Repeat, exactly and only, the lines from the beginning of the data through the line with "from matplotlib.ticker import MultipleLocator". Pictures are left out.

◆ **INPUT RECORDS**:
####################
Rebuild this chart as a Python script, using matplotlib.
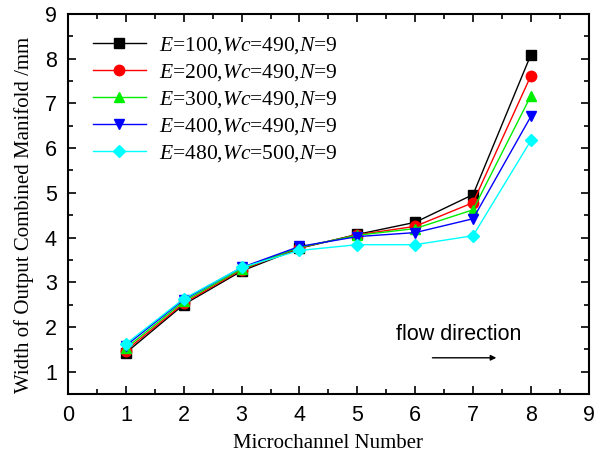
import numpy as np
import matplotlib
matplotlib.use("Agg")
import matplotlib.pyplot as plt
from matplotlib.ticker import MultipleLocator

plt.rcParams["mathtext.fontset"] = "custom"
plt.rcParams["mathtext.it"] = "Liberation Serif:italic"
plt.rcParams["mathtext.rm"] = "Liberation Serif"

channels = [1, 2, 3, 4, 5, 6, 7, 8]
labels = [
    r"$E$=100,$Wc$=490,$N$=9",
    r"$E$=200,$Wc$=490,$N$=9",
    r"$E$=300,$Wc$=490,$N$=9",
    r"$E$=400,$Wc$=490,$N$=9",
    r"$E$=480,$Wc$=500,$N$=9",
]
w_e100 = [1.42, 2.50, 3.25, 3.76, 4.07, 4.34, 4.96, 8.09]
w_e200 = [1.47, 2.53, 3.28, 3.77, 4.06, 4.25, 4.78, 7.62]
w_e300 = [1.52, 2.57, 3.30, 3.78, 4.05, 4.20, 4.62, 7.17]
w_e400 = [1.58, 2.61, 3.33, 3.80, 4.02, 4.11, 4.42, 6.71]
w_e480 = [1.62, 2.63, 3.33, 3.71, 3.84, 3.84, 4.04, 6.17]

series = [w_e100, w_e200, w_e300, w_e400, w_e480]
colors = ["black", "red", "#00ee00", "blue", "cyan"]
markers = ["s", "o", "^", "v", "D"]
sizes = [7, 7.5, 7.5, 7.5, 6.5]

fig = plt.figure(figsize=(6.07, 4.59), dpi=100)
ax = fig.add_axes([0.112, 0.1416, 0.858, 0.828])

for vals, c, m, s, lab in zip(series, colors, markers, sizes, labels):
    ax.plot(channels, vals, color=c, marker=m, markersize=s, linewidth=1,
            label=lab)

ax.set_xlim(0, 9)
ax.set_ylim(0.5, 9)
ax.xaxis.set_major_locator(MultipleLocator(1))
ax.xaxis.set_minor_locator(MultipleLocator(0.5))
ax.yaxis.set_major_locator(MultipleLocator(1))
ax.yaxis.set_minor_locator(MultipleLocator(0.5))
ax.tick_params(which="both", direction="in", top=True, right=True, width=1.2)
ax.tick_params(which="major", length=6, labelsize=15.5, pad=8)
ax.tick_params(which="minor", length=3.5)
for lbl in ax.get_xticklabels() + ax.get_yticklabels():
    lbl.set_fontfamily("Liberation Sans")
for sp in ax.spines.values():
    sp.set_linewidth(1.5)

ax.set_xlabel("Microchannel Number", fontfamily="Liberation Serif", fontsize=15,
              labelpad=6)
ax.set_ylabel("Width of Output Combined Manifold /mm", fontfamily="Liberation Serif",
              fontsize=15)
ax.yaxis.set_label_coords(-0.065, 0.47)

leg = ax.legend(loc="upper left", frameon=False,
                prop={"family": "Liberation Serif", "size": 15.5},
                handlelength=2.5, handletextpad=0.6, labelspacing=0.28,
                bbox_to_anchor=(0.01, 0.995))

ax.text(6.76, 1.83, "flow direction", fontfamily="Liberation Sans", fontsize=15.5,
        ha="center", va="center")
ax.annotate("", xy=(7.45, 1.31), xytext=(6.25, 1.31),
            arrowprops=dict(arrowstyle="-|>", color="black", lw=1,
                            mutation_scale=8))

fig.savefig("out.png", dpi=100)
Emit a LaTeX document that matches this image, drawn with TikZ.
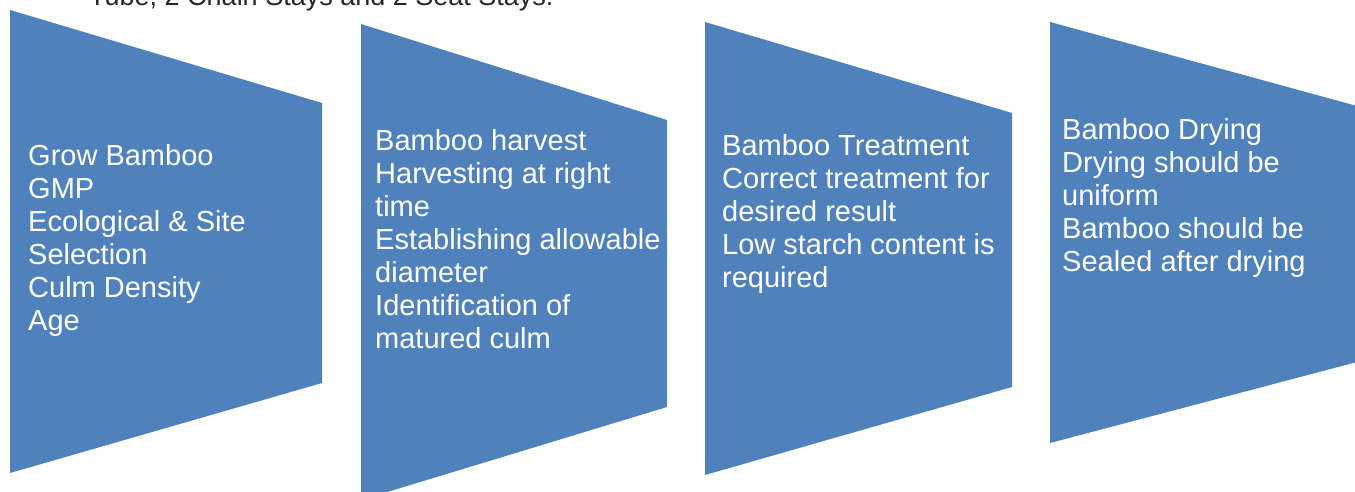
####################
◆ **EXPECTED ANSWER**:
Rebuild this chart as a Python script, using matplotlib.
import numpy as np
import matplotlib
matplotlib.use("Agg")
import matplotlib.pyplot as plt
from matplotlib.ticker import MultipleLocator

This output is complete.